### ENTRIES PROVIDED
——
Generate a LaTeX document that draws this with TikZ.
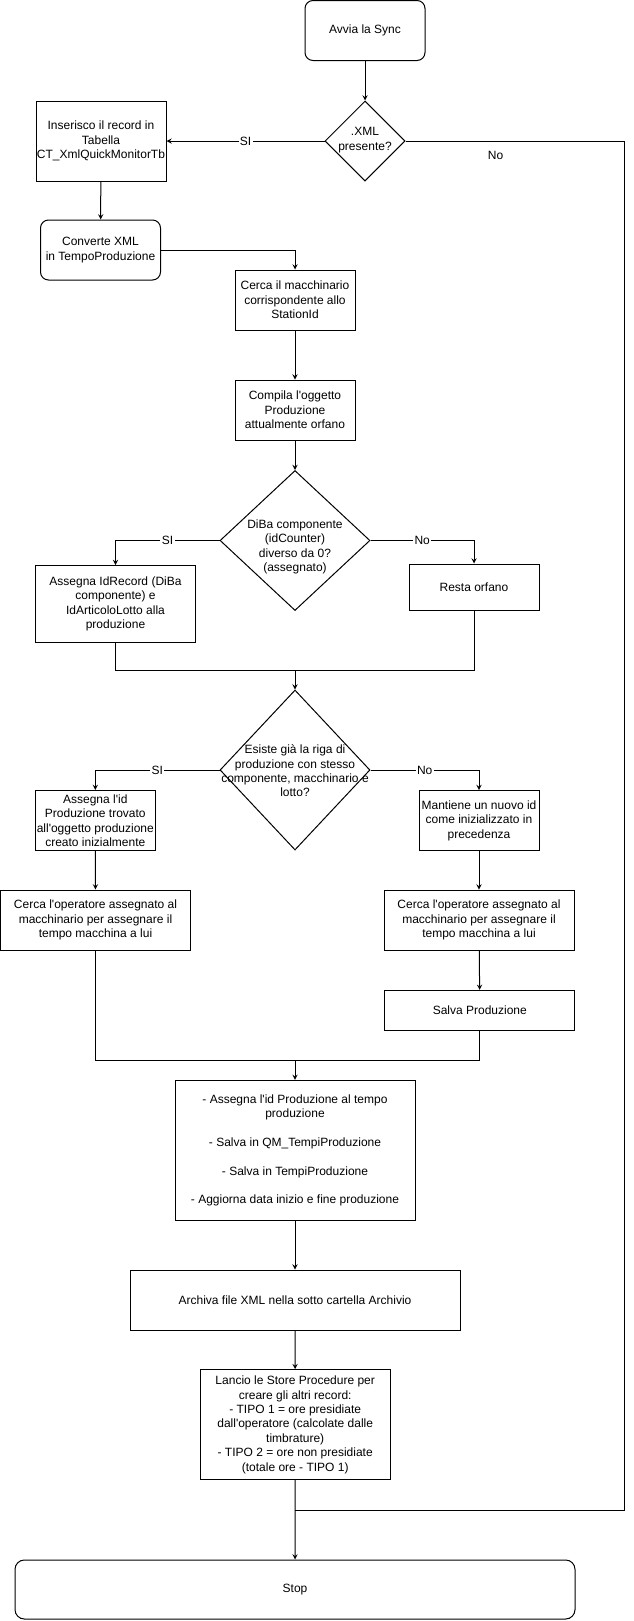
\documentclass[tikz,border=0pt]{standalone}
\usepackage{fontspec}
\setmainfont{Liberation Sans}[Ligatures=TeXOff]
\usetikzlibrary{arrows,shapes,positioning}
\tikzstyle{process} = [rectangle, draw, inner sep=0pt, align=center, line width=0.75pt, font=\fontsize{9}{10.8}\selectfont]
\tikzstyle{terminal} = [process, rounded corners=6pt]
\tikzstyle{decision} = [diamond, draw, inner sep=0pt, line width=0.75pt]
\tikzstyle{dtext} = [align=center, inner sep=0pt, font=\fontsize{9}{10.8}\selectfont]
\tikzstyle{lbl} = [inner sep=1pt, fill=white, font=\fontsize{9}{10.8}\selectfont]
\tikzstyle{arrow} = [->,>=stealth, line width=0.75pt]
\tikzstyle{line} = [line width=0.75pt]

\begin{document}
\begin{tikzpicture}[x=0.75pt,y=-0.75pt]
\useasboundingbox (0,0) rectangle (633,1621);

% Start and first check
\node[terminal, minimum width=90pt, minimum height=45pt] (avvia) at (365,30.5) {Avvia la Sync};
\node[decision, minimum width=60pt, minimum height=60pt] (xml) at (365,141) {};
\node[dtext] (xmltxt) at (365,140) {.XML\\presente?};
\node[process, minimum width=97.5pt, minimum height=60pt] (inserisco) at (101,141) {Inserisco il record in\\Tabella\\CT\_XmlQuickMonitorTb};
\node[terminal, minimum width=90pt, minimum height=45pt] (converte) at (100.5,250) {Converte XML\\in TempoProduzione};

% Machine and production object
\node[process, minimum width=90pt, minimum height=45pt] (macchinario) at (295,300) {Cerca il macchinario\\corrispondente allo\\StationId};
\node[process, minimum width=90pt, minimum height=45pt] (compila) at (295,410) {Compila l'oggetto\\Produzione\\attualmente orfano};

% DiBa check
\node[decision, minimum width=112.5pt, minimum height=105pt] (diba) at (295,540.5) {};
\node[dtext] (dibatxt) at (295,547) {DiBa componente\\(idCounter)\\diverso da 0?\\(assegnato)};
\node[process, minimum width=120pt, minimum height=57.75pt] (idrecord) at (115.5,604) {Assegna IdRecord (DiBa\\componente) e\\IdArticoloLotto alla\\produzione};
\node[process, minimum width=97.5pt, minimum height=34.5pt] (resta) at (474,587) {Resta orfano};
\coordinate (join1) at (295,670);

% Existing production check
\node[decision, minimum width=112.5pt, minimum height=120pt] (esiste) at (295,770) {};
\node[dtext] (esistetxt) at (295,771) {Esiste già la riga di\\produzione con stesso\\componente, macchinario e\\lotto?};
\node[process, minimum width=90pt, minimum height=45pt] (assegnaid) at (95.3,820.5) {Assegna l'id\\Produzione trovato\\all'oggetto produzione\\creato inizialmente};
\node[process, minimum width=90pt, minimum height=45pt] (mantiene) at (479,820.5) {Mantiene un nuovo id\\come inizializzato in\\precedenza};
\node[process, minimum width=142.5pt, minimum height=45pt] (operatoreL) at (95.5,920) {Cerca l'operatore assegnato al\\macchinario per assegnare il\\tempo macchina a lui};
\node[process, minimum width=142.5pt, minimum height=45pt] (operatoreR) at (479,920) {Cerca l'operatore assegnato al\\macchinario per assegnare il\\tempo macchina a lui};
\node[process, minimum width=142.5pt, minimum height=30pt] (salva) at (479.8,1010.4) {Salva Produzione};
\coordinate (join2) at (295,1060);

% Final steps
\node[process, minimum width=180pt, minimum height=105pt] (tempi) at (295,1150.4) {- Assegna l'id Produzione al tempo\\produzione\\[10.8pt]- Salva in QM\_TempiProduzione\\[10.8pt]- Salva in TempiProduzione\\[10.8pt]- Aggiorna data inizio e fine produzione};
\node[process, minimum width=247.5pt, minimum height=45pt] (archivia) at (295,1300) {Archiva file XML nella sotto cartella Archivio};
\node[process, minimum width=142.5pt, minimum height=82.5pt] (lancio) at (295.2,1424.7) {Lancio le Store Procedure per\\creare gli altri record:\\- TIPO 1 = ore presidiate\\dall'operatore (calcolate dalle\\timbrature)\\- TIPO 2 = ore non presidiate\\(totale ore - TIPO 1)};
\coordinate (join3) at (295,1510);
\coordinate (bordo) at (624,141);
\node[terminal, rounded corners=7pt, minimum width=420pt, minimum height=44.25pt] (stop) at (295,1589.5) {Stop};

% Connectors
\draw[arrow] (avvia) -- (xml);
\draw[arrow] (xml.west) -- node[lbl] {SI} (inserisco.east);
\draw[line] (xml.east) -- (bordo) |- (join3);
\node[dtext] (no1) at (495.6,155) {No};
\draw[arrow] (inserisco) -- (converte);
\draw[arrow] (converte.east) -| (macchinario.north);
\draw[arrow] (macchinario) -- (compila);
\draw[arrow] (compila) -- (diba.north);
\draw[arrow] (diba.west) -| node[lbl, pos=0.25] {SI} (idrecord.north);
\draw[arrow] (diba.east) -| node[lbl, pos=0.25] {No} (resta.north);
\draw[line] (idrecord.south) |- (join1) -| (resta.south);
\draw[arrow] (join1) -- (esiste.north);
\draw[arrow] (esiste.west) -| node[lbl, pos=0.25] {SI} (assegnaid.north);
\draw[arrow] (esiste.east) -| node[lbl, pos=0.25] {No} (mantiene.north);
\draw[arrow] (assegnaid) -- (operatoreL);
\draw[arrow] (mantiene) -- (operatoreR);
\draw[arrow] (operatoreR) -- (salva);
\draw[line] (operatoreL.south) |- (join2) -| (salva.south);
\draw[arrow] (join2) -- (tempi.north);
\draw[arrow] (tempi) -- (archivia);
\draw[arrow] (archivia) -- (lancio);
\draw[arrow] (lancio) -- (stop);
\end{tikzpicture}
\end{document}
——
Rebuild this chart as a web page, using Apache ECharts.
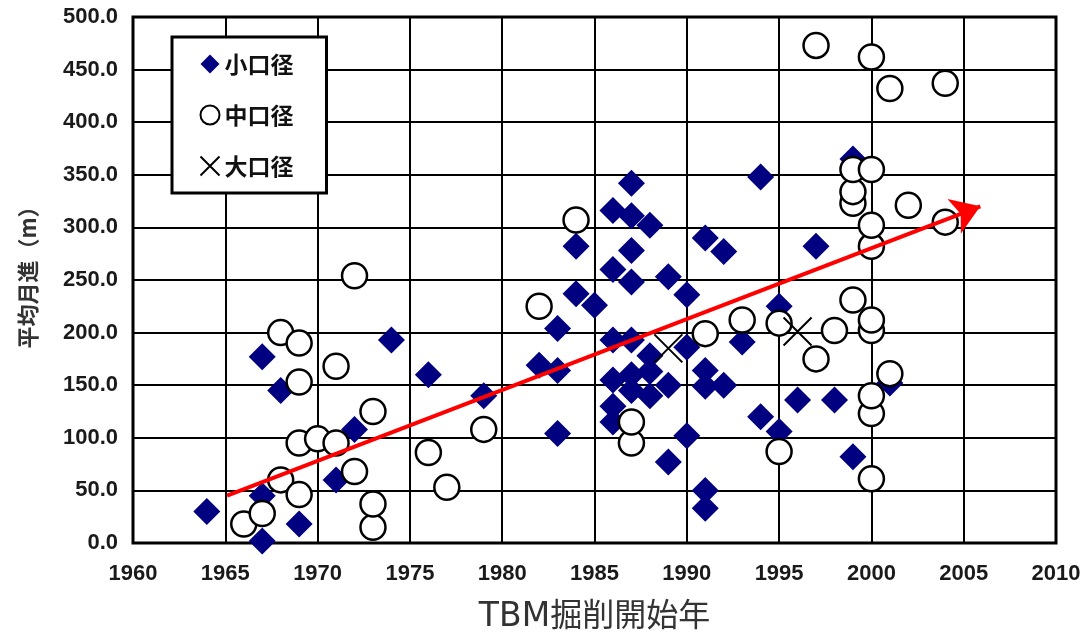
——
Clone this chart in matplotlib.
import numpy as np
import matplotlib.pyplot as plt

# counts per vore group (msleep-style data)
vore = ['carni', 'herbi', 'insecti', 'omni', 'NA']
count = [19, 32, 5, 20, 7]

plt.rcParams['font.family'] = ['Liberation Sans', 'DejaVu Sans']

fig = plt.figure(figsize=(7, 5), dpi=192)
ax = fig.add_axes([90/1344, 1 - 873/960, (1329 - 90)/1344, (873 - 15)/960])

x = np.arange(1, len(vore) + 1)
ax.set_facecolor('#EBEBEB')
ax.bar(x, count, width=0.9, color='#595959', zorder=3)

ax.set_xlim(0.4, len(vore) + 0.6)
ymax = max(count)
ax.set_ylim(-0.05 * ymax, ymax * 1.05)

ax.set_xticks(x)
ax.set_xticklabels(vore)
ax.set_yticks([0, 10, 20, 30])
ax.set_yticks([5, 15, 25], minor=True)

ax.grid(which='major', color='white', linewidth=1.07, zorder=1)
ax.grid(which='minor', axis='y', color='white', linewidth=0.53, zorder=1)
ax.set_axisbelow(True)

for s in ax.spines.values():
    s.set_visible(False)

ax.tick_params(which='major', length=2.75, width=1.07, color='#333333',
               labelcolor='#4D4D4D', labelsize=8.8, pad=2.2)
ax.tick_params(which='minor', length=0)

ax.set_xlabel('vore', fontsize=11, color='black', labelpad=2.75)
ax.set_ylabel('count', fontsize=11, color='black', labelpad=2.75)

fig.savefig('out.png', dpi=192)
——
### EXERCISE OBJECTIVE
Reply with the number of lines in the material above that contain "this", and nothing more.

### PROBLEM SOLUTION
3